- Born: Lê Thanh Điền 4 May 1967 Cần Thơ, Vietnam
- Died: 25 December 2023 (aged 56) Cần Thơ, Vietnam

= Thanh Điền =

Lê Thanh Điền (4 May 1967 – 25 December 2023), known online as Thanh Điền guitar and Thanh Dien guitarist, was a Vietnamese guitarist.

Born blind, he was known for his YouTube channel, where he provided backing music for singers singing old and modern songs.

== Life and career ==
Thanh Điền was born blind on 4 May 1967, and was adopted by a family. After his adoptive parents died, Thanh Điền lived with his adoptive brother in Trung An commune, Cờ Đỏ district, Cần Thơ city.

Thanh learned to play the guitar from 9–10 years old. He said it took him about 15 years to be able to be proficient in playing. He could play guitar, mandolin, đàn nhị and đàn nguyệt.

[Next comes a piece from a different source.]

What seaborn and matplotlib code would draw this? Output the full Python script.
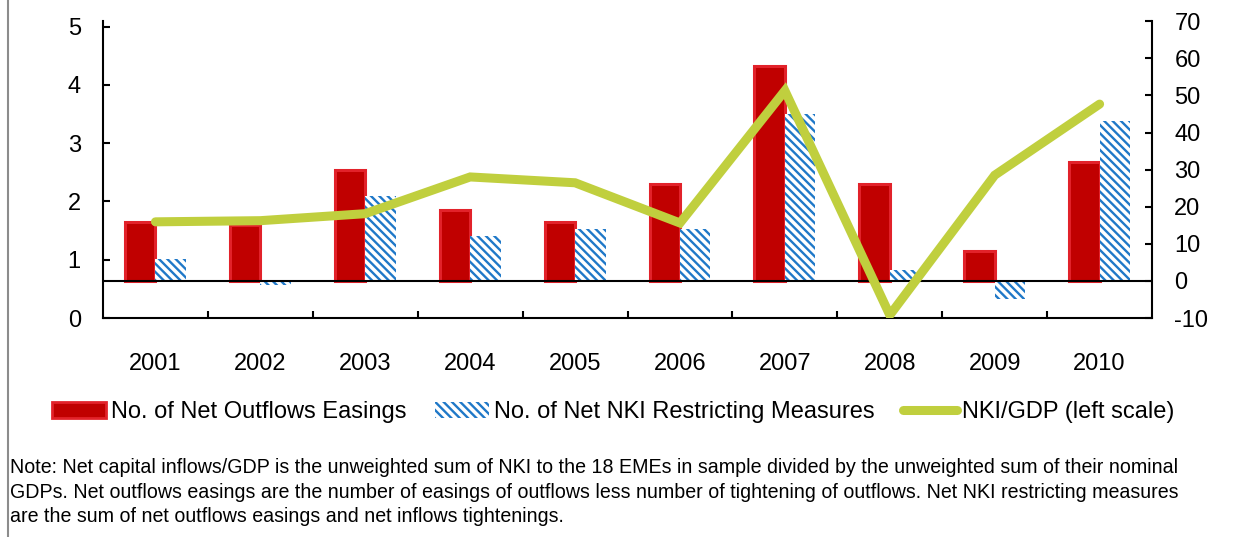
import matplotlib.pyplot as plt
import seaborn as sns
import pandas as pd
from matplotlib.patches import Patch
from matplotlib.lines import Line2D

years = ["2001", "2002", "2003", "2004", "2005", "2006", "2007", "2008", "2009", "2010"]
outflow_easings = [16, 15, 30, 19, 16, 26, 58, 26, 8, 32]
nki_restricting = [6, -1, 23, 12, 14, 14, 45, 3, -5, 43]
nki_gdp = [1.65, 1.67, 1.79, 2.42, 2.32, 1.63, 3.90, 0.05, 2.45, 3.67]

series_names = [
    "No. of Net Outflows Easings",
    "No. of Net NKI Restricting Measures",
    "NKI/GDP (left scale)",
]
note = (
    "Note: Net capital inflows/GDP is the unweighted sum of NKI to the 18 EMEs in sample divided by the unweighted sum of their nominal\n"
    "GDPs. Net outflows easings are the number of easings of outflows less number of tightening of outflows. Net NKI restricting measures\n"
    "are the sum of net outflows easings and net inflows tightenings."
)

red = "#C00000"
red_edge = "#E2222A"
blue = "#1F78C8"
green = "#C0CF3E"
hatch = "\\\\\\\\"

sns.set_style("ticks")
plt.rcParams["font.family"] = ["Liberation Sans", "DejaVu Sans"]
plt.rcParams["hatch.linewidth"] = 1.7
plt.rcParams["axes.unicode_minus"] = False
plt.rcParams["text.color"] = "black"
plt.rcParams["xtick.color"] = "black"
plt.rcParams["ytick.color"] = "black"
plt.rcParams["xtick.labelcolor"] = "black"
plt.rcParams["ytick.labelcolor"] = "black"

fig = plt.figure(figsize=(12.44, 5.37), dpi=100)
ax = fig.add_axes([0.0828, 0.4078, 0.8433, 0.5525])

df = pd.DataFrame({
    "year": years + years,
    "series": [series_names[0]] * len(years) + [series_names[1]] * len(years),
    "value": outflow_easings + nki_restricting,
})
sns.barplot(data=df, x="year", y="value", hue="series", hue_order=series_names[:2],
            palette=[red, "white"], saturation=1, width=0.58, ax=ax, legend=False)

for bar in ax.containers[0]:
    bar.set_edgecolor(red_edge)
    bar.set_linewidth(2.2)
for bar in ax.containers[1]:
    bar.set_hatch(hatch)
    bar.set_edgecolor(blue)
    bar.set_linewidth(0)

ax.axhline(0, color="black", lw=1.5, zorder=3)
ax.set_ylim(-10, 70)
ax.set_yticks(range(-10, 71, 10))
ax.yaxis.tick_right()

ax2 = ax.twinx()
sns.lineplot(x=list(range(len(years))), y=nki_gdp, ax=ax2, color=green, lw=6.5,
             solid_capstyle="round", solid_joinstyle="miter")
ax2.set_ylim(0, 5.09)
ax2.set_yticks(range(0, 6))
ax2.yaxis.tick_left()
ax.set_xlim(-0.5, len(years) - 0.5)

for a in (ax, ax2):
    a.set_xlabel("")
    a.set_ylabel("")
for s in ax2.spines.values():
    s.set_visible(False)
ax.spines["top"].set_visible(False)
for side in ("left", "right", "bottom"):
    ax.spines[side].set_visible(True)
    ax.spines[side].set_linewidth(1.5)
    ax.spines[side].set_color("black")

ax.tick_params(axis="y", direction="in", length=5, width=1.5, labelsize=17, pad=16,
               right=True, left=False, labelright=True, labelleft=False)
ax2.tick_params(axis="y", direction="in", length=5, width=1.5, labelsize=17, pad=16,
                left=True, right=False, labelleft=True, labelright=False)
ax.set_xticks([k + 0.5 for k in range(len(years) - 1)], minor=True)
ax.tick_params(axis="x", which="major", length=0, labelsize=17, pad=25)
ax.tick_params(axis="x", which="minor", direction="in", length=5, width=1.5)

handles = [
    Patch(facecolor=red, edgecolor=red_edge, lw=2),
    Patch(facecolor="white", edgecolor=blue, hatch=hatch, lw=0),
    Line2D([], [], color=green, lw=6.5, solid_capstyle="round"),
]
fig.legend(handles=handles, labels=series_names, loc="center", bbox_to_anchor=(0.493, 0.2325),
           ncol=3, frameon=False, fontsize=17, handlelength=2.3, handletextpad=0.2,
           columnspacing=1.2, handleheight=0.65)

fig.text(0.008, 1 - 458 / 537, note, fontsize=14.1, va="top", ha="left", linespacing=1.38)
fig.add_artist(Line2D([0.0065, 0.0065], [0, 1], transform=fig.transFigure, color="#8C8C8C", lw=1.5))

fig.savefig("out.png", dpi=100)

Thanh made a living by playing the guitar at parties and weddings. According to him, when playing the accompaniment for others to sing, he found himself useful. In addition to backing, he could play solo, or backing nhạc tài tử.

== Death ==
Thanh Điền died of severe anemia on 25 December 2023, at the age of 56.